Amanda Elliott is a grateful believer in Jesus Christ, wife, mom, business owner and Benton resident. She believes we are each “built to battle” by a perfect creator who made us with a capacity for victory, a handbook for success (the Bible) and a spirit who empowers us to live in peace and joy. Follow Amanda Elliott’s “Built to Battle” column at www.mysaline.com/amanda.
God will work it out.
Your good and His glory will never and have never contradicted each other.
Read that again.
If it looks unredeemed, it means it’s unfinished. And living in the space of the unfinished is hard.
I have done it before. Am doing it now (my sweet momma is being treated for cancer — my husband and I have both walked the journey of cancer, chemo and surgeries, death of loved ones, divorces, debt, hurt, unknown, unemployment). And each of us will live again in the unfinished before we see Him face to face.
It’s easier said than done to trust in the valley of “not yet.” (Especially when it lasts years. Hurts deep. Looks broken beyond repair. Beyond any sort of redemption.

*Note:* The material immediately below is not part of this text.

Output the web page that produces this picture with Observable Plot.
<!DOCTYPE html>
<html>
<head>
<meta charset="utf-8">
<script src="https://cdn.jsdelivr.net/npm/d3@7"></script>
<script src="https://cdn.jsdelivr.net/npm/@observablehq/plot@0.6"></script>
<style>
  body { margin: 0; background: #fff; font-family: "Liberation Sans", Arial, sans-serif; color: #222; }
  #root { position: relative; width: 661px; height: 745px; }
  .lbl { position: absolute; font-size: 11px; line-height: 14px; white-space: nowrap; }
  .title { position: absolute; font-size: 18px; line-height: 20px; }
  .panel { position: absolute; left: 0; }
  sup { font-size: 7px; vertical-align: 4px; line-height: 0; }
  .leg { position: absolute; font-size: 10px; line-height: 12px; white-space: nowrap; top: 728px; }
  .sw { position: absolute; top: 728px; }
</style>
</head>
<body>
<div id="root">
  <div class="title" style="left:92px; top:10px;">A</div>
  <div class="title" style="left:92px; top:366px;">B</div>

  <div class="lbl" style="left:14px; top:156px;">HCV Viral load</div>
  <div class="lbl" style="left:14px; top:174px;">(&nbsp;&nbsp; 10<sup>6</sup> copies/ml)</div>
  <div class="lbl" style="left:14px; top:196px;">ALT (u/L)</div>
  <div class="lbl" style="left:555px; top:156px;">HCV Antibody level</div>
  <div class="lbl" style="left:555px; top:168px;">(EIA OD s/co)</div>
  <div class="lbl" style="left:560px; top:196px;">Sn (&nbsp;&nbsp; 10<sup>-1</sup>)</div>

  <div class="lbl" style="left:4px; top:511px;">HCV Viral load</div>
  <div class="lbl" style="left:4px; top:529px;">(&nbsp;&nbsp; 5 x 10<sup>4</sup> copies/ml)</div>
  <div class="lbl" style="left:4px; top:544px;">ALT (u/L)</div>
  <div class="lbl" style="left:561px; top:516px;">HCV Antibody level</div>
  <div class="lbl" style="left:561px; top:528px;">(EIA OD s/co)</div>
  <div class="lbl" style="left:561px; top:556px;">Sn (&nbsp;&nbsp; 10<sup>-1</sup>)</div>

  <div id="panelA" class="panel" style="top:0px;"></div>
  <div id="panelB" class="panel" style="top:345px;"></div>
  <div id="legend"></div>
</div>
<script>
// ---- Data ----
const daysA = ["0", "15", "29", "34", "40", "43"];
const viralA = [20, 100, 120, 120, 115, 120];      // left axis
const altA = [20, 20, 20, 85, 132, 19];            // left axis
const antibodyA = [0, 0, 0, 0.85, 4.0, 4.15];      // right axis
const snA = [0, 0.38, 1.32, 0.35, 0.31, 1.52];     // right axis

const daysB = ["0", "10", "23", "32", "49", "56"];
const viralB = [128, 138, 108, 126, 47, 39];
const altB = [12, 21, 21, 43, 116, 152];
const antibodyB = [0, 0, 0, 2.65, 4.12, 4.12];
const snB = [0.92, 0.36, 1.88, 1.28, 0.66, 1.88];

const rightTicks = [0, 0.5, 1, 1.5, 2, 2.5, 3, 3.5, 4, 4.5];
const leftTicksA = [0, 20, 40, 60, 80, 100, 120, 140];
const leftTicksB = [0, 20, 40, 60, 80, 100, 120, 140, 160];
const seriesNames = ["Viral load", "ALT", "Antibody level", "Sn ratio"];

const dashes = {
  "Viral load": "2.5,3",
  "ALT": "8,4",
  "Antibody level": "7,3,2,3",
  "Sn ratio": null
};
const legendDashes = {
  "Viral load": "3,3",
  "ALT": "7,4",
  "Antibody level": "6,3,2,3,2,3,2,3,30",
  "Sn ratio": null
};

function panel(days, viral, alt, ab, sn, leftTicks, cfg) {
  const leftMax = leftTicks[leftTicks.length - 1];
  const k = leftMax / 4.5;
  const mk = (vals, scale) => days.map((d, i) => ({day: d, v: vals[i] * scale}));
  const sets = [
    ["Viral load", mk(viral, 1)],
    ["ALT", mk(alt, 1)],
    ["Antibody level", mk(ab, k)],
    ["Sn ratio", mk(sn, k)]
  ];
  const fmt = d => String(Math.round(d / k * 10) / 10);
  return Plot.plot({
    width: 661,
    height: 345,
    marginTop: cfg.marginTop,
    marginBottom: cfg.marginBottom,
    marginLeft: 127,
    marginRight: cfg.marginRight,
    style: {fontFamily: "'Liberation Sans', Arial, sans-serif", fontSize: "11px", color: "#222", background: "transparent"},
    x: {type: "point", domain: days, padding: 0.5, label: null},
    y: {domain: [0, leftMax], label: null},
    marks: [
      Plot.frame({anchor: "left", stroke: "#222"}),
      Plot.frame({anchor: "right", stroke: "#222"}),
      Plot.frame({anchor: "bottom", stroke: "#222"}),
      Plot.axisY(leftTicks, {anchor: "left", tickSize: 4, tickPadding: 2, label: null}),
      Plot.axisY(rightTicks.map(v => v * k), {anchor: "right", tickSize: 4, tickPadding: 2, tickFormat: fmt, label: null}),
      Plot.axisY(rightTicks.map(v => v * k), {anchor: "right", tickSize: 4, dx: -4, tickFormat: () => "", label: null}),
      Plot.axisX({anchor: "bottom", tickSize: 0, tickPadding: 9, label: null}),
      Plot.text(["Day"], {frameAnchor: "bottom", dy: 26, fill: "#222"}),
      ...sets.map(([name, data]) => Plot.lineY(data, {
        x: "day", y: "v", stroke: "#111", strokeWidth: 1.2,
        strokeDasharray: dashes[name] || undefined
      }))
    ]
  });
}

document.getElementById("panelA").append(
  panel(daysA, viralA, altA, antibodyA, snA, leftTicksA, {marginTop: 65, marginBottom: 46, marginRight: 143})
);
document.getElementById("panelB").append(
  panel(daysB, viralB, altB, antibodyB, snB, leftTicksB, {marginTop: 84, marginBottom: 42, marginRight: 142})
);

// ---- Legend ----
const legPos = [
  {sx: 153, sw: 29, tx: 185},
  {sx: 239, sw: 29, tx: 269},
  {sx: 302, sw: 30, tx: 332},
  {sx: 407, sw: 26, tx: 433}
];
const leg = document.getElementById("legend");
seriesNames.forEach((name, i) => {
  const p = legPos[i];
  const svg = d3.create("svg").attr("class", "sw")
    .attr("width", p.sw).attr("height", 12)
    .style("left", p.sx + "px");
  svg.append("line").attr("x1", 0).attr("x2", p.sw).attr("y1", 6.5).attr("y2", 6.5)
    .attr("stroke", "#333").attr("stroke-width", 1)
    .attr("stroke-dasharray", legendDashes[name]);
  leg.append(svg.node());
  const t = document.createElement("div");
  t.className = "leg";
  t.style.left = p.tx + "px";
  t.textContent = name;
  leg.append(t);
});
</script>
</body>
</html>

Even from God Himself.)
Romans 8 is a powerful chapter filled with verses we quote often. In there is nestled the one verse that I have quoted at the very worst of times.
When my heart was betrayed
When my spirit was broken
When the doctor said “your husband has lymphoma”
When the other doctor said “you have breast cancer”
When I couldn’t find a job
When I couldn’t find my purpose
When the bank account said you won’t make it to the end of the month (or end of the day)
When the enemy said I was unforgivable
When my past said I would pay forever
Romans 8:28 says:
And we know that for those who love God all things work together for good, for those who are called according to his purpose.
This gives me one job and God every single thing else. Love God. Period.
In a world that is full of decisions (most of which feel so very complicated), I breathe deep and easy knowing my job: to love God. And He makes it an easy one.
When the hurt and confusion of this life knock at your door, answer with this verse. And watch the focus shift, the victory break through.
When they called me for the biopsy results last year (I was 27 weeks pregnant with a husband in chemo) I could only eke out a few words when I hung up the phone and they were: “all things work together. All. All. All things. All things work together.”
Your thing doesn’t have a footnote that says “God can work together everyone else’s thing, but not yours. In the history of the world, your thing is too big for Him.”
Today speak Romans 8:28 in the midst of the thing. Knowing that He truly is working it all together even when we can’t see it.